Source material -
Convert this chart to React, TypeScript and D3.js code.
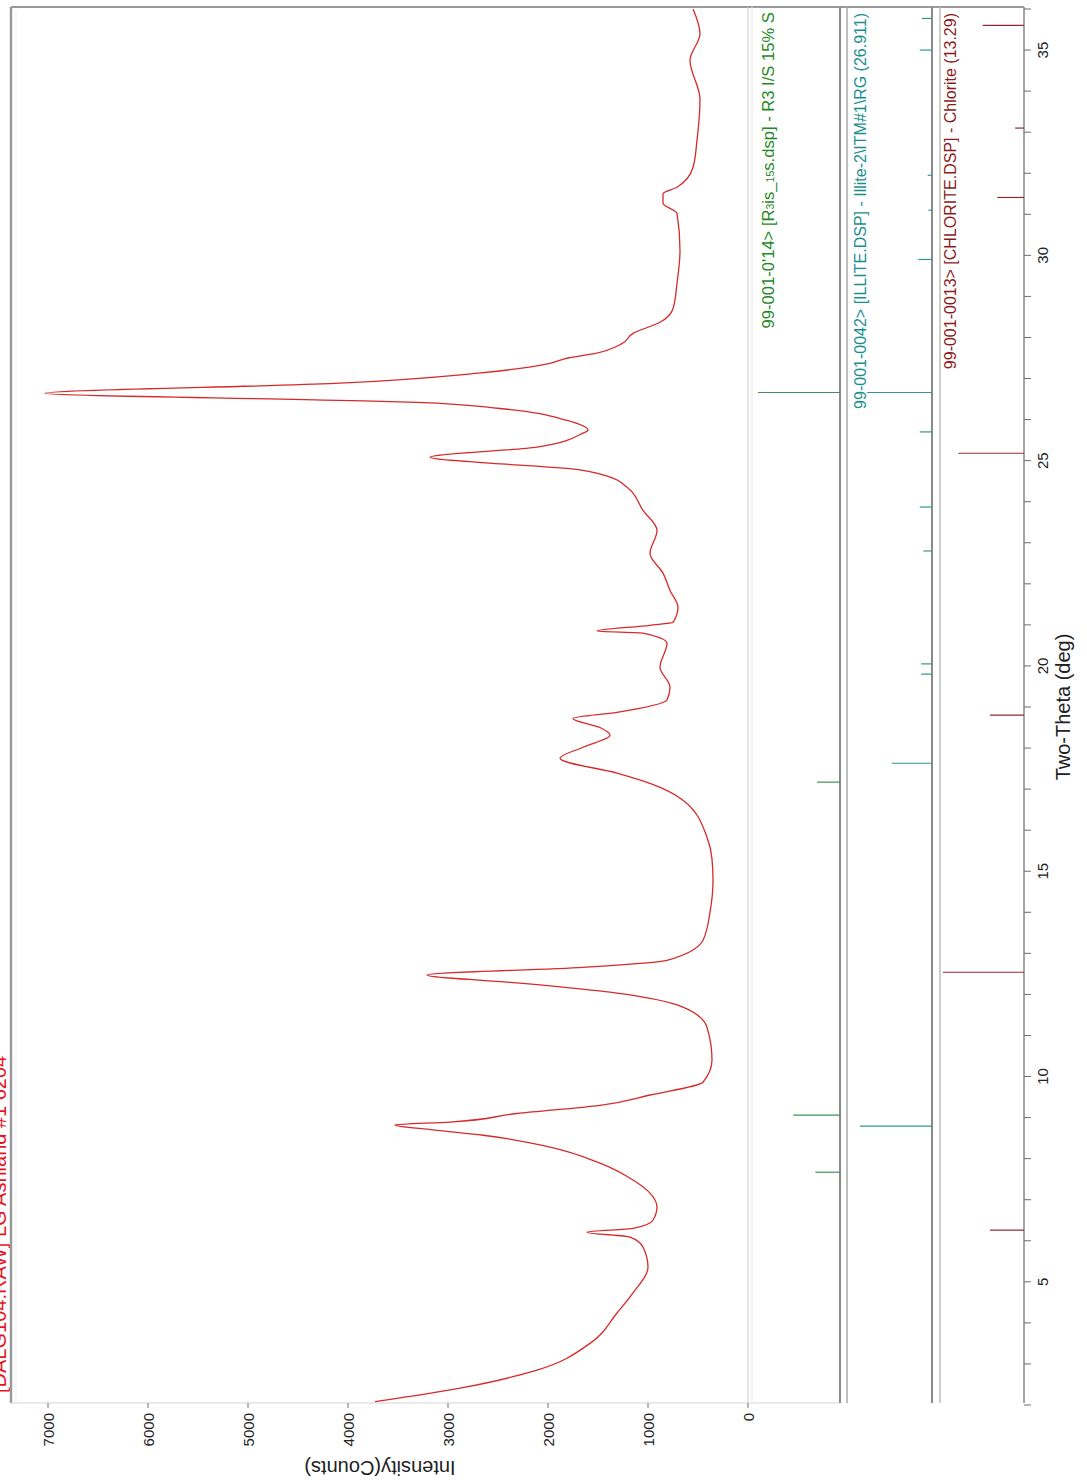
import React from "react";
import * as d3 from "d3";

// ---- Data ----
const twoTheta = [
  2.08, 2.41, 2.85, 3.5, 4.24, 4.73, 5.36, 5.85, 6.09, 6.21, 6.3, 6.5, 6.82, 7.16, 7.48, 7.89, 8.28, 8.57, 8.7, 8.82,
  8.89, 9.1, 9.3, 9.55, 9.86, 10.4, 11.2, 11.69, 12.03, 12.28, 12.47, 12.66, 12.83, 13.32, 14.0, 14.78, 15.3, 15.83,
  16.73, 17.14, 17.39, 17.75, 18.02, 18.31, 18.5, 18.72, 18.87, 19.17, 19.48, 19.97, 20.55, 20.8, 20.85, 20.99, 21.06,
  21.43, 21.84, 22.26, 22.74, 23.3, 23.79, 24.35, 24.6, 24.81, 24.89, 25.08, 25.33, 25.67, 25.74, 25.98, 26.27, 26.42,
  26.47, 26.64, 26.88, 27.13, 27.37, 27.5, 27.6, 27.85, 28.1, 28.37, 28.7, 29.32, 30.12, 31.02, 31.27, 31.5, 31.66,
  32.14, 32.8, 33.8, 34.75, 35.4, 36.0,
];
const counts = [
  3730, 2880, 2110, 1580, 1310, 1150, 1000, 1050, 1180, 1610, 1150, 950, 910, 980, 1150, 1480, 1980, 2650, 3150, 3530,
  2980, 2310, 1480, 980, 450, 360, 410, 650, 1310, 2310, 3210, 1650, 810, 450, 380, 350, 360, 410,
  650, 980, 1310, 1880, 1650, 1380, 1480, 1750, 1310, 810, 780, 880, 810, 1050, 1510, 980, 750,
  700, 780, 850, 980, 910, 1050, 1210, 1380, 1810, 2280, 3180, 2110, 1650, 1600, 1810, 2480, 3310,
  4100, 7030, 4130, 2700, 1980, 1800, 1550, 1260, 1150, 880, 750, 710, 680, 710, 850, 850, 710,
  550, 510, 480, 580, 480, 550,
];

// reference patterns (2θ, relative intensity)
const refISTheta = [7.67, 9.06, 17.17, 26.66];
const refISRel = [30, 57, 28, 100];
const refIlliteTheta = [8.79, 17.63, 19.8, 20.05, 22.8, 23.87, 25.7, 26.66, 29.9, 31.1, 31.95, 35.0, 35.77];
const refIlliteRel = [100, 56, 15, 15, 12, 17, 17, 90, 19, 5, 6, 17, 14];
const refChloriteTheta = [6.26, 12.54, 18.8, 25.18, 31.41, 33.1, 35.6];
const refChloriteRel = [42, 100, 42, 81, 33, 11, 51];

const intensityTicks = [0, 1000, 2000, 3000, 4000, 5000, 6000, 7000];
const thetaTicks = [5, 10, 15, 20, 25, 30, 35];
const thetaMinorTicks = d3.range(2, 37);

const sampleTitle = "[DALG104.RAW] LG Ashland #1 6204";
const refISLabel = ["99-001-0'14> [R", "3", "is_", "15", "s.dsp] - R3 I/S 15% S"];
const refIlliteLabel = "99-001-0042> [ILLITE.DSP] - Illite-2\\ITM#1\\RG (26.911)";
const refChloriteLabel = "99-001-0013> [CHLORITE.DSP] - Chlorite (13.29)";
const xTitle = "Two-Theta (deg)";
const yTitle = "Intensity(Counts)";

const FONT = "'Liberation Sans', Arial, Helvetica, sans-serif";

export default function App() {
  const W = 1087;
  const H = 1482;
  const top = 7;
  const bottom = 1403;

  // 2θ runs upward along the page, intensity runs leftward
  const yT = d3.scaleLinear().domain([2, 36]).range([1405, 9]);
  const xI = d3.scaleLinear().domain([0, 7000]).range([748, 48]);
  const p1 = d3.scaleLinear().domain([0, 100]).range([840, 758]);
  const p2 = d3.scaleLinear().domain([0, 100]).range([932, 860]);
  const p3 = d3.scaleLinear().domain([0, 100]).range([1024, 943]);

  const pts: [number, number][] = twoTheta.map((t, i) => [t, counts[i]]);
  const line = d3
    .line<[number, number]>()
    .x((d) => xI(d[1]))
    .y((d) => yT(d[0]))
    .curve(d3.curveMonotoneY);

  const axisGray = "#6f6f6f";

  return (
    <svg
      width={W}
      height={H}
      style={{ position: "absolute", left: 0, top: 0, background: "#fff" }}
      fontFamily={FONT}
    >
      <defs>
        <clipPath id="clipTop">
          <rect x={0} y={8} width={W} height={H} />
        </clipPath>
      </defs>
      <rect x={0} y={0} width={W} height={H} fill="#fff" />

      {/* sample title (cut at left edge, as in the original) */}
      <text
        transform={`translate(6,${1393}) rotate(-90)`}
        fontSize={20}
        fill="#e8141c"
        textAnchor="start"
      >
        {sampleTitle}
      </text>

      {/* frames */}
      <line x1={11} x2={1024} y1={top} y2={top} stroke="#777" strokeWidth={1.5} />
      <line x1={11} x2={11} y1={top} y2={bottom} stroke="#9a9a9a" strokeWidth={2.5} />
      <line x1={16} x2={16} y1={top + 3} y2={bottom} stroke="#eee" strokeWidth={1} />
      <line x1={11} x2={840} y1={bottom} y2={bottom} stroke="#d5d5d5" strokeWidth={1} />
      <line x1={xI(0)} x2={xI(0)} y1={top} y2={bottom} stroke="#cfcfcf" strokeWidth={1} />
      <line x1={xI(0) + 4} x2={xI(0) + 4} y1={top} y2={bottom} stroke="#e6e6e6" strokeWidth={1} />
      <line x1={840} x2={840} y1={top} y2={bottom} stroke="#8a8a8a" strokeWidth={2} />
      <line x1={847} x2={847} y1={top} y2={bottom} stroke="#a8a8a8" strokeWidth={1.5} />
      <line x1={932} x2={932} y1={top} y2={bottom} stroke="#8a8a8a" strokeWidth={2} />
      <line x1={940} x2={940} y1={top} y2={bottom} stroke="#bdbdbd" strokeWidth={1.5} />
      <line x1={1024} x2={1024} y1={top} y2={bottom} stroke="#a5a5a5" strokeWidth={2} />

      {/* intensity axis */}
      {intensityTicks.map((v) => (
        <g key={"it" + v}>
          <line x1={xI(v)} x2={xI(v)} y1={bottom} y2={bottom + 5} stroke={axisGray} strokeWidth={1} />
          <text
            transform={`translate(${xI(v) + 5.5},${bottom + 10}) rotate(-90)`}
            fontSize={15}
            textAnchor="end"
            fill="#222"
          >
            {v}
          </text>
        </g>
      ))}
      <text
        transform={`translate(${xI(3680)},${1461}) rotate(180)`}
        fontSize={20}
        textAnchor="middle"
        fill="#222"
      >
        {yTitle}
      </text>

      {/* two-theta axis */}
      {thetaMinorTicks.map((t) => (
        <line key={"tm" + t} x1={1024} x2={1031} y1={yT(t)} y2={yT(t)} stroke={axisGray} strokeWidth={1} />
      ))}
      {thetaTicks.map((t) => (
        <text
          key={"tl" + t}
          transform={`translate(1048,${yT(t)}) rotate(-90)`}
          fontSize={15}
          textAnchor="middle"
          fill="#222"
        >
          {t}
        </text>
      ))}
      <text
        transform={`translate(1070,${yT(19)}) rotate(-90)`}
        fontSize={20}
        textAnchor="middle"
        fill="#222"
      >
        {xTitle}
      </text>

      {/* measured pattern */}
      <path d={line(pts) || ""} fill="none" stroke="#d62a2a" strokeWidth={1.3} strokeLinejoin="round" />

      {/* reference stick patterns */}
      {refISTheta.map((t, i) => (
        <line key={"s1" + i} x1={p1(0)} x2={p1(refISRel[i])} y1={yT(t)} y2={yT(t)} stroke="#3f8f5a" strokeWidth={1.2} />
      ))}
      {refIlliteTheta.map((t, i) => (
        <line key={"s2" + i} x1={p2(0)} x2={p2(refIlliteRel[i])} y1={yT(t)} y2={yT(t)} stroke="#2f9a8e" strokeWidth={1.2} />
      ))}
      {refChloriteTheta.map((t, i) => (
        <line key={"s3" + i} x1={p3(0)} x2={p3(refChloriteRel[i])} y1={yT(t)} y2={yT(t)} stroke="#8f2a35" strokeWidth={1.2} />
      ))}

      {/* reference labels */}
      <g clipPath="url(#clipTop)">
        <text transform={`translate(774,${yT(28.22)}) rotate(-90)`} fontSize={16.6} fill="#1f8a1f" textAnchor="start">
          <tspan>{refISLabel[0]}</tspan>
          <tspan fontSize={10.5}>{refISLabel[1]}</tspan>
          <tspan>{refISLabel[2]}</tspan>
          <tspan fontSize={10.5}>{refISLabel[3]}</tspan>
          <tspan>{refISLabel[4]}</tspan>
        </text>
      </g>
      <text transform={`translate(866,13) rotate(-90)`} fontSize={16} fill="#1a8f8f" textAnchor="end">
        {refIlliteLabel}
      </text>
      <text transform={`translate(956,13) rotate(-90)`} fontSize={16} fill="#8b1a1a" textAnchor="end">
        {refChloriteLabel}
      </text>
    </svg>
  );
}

Written instruction - Every line from the top of the material above through the line with "import * as" should be duplicated exactly, please; leave out the pictures.

Response for this exercise -
Convert this chart to React, TypeScript and D3.js code.
import React from "react";
import * as d3 from "d3";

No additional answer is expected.